I am now study some theorems of block design. I have a question about the derived designs.
Let $B$ be the oringinal design $t-(v,k, \lambda)$. Suppose we omit one of the points, say $P$, then we have two sets of blocks which remain: First, $B_{1}$, consisting of the $\lambda_{1,0}$ blocks of $k$ points that did not contain $P$. Second, $B_{2}$, consisting $\lambda_{1,1}$ blocks of $k-1$ points. These are called derived designs.
The theorem says that, $B_{1}$ form a $(t-1)-(v-1,k,\lambda_{t,t-1})$ design with block intersection $\lambda^{(1)}_{i,j}=\lambda_{i+1,j}$. $B_{2}$ form a $(t-1)-(v-1,k-1,\lambda)$ design with block intersection $\lambda^{(2)}_{i,j}=\lambda_{i+1,j+1}$.

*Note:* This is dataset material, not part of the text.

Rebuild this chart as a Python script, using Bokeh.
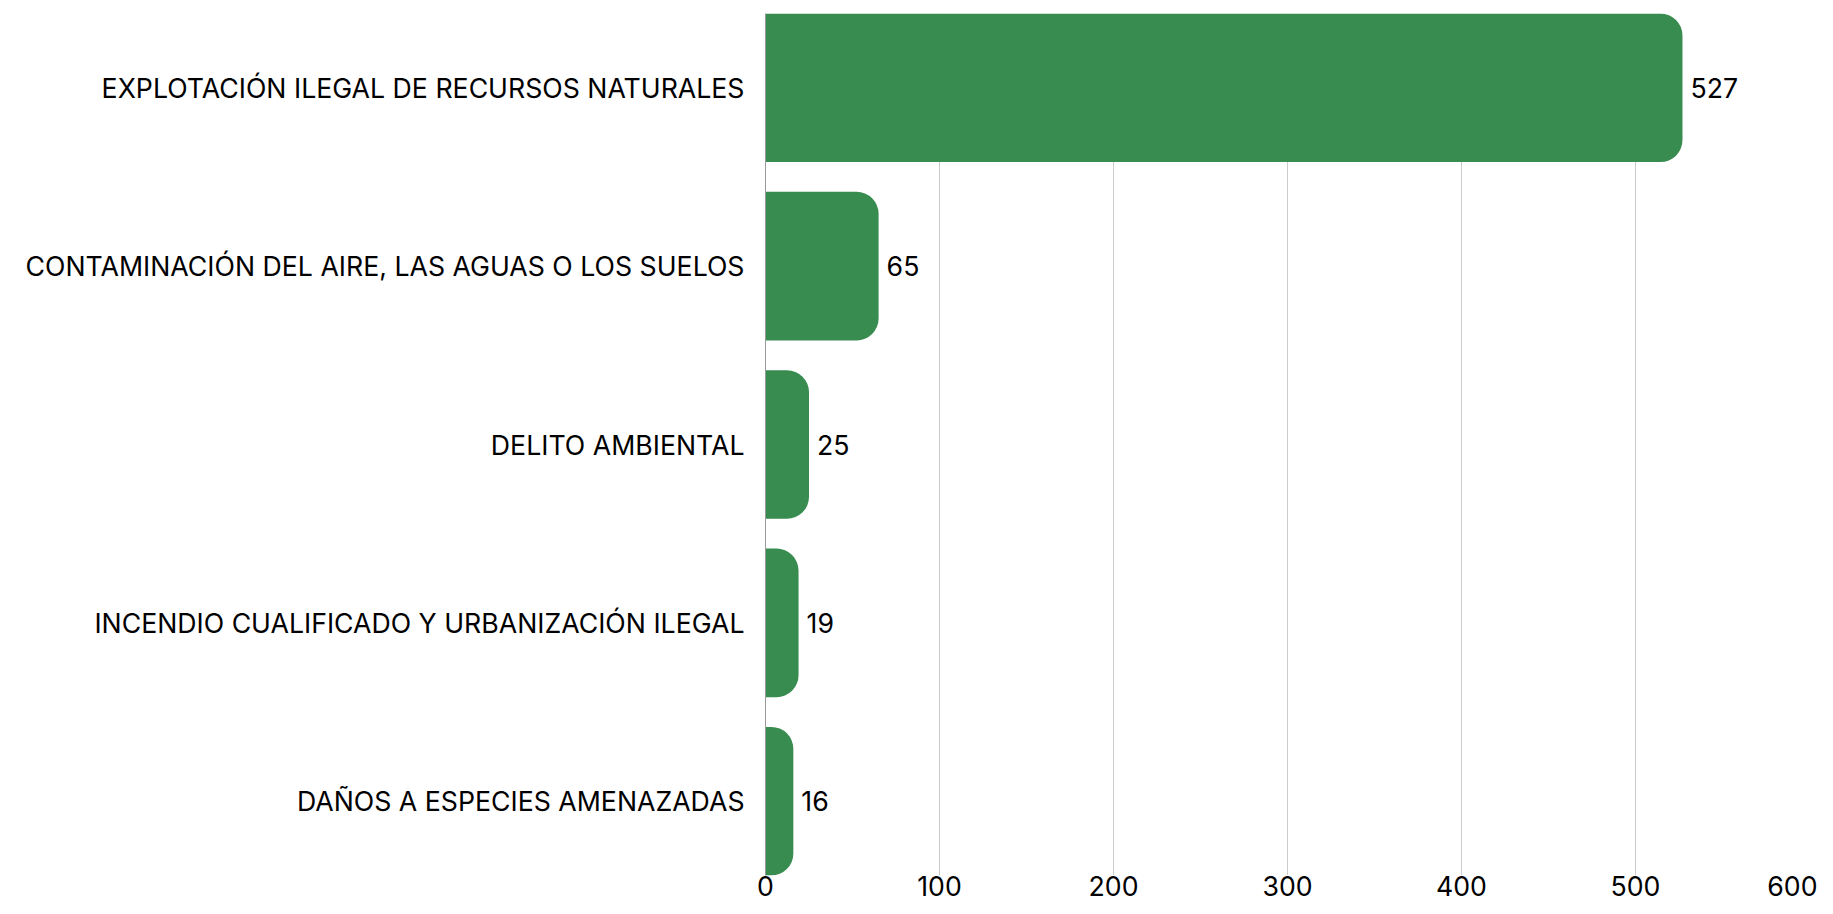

Let us consider the $B=2-(7,3,1)$ design, then we have $B_{1}=1-(6,2,1)$ with $\lambda^{(1)}_{i,j}=\lambda_{i+1,j}$. If we consider $\lambda^{(1)}_{2,0}$, I think that $\lambda^{(1)}_{2,0}=1$, but the theorem says that $\lambda^{(1)}_{2,0}=\lambda_{3,0}=0$. What is the problem about this theorem? Or could someone give me the proof of this theorem? THANKS SO MUCH.